Without some cooperation between Republicans and Democrats in Congress, the government will shut down due to lack of funding shortly before midnight Friday, May 5. Congress will vote Friday on a new spending bill that will fund the government through the end of the 2017 fiscal year in September. Democratic and Republican senators have reached an agreement on the bill to avoid the shutdown, but Donald Trump is not happy with the modifications and turned to his usual outlet – Twitter – to express his disapproval:
The reason for the plan negotiated between the Republicans and Democrats is that we need 60 votes in the Senate which are not there! We either elect more Republican Senators in 2018 or change the rules now to 51%. Our country needs a good “shutdown” in September to fix mess!
Government shutdowns tend to hurt the people – including federal government employees – far more than the politicians commonly seen as the government, as members of Congress get paid regardless of whether the federal government is funded for the year. Since the Republicans are the majority party, they’re the ones who lose face when the government “shuts down” – even if they don’t lose money. Democrats in Congress claimed to take full advantage of this fact when they used the threat of a shutdown to push the bill that most benefits them. Senate minority leader Chuck Schumer (D-NY) explained it best. The Washington Times reported:
“We made it clear that if the government shut down, it would be on the Republicans’ backs,” Mr. Schumer said. “That became the general consensus, and that gave us real leverage, even though we were in the minority.”
He said Democrats forged a partnership with congressional Republicans, who were just as eager to keep the taxpayer spigot flowing to their own priorities. The two sides agreed to increase spending overall, rejecting Mr. Trump’s efforts to streamline his administration.
The Washington Post painted the bill as a resounding defeat of the Don. In the May 1 article, The Daily 202: Eight ways Trump got rolled in his first budget negotiation, James Hohmann claimed:
There are explicit restrictions to block the border wall. We knew last week there would be no money to start construction on a project that the president says is more important to his base than anything else. But the final agreement goes further, putting strict limitations on how Trump can use new money for border security (e.g. to invest in new technology and repair existing fencing). Administration officials have insisted they already have the statutory authority to start building the wall under a 2006 law. This prevents such an end run.
To refute this – as well as most of the other points in the WaPo article – the Director of the Office of Management and Budget , Mick Mulvaney, appeared during the May 2 White House press briefing. He opened his speech by explaining that Republicans worked with the Democrats on this bipartisan bill and explained why, and then lambasted Democrats for “spiking the football” and trying to claim the bipartisan bill as a resounding Republican defeat. Mulvaney transitioned from shaming the Dems for their poor sportsmanship into addressing the points of the omnibus. He corrected the $12.5 billion to $15 billion numbers for overall defense spending increase – he claimed the numb was not below $21 billion – and finished up by addressing the southern border wall funding that allegedly doesn’t exist in the bill. With pictures of the already existing twenty-foot tall steel wall and cyclone fence on the screens behind him, Mulvaney sought to dispel the concern amongst Trump’s supporters that a wall might never materialize.

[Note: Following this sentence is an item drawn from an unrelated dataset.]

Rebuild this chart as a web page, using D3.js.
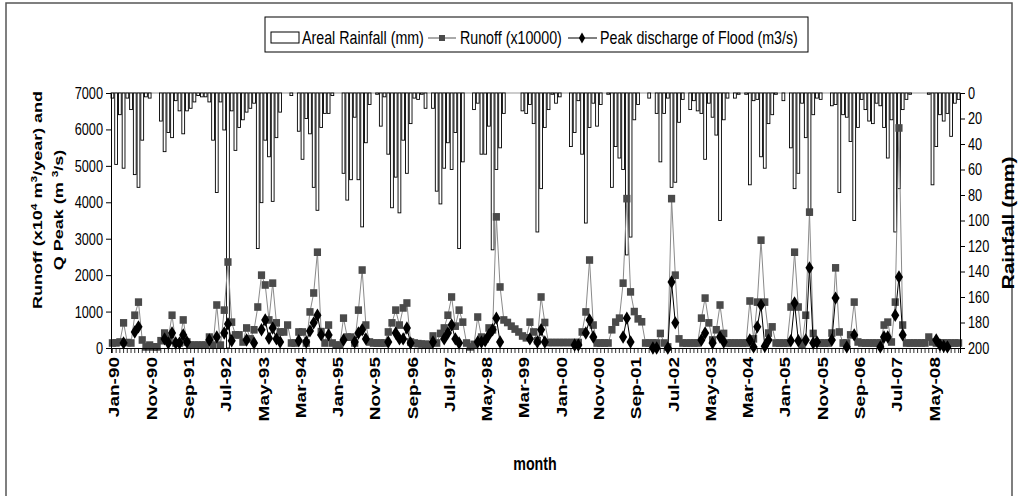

You’ve heard me talk a lot over the course of the last couple of weeks, I’ve been on television a couple of times saying, “Oh, there’s no bricks and mortar, there’s no bricks and mortar.” And there’s no bricks and mortar for a wall in this. We can build this. And we’re going to build this. There are several hundreds of millions of dollars for us to replace cyclone fencing with twenty-foot high steel wall.
Mr. Mulvaney claimed – both during his speech and the Q&A – that the steel wall was cheaper than an actual brick and mortar wall and that it was safer for border patrol agents to boot. On page 739 of the bill specifically allows the steel barrier:
$341,200,000 to replace approximately 40 miles of existing primary pedestrian and vehicle border fencing along the southwest border using previously deployed and operationally effective designs, such as currently deployed steel bollard designs, that prioritize agent safety; and to add gates to existing barriers…
During the Q&A, Mulvaney seemed to avoid questions of exactly how productive this would be. When asked specifically how many miles of bollard wall this bill would pay for, he claimed that he didn’t know and that costs would vary by site conditions. Seemingly contrary to his statement, the legislation itself specifies at least an approximate length of forty miles. The border spans 1,989 miles.
Despite the fact that the bill doesn’t fund the entire wall, Mulvaney does point out that replacing cyclone fence with a bollard wall is still an improvement – and one that Republicans likely would not have won under the Obama administration. He suggested that everyone put the 2017 appropriation bill to rest, as there are only four months left in the fiscal year. He said that the discussion on the 2018 spending bill starts now, and that funding for the wall would not come in a single year. If the 2018 bill goes as Trump plans, the frustrations of this bill will be temporary. As Sean Spicer said in the May 1 press briefing, “Make no mistake, this wall’s going to be built.”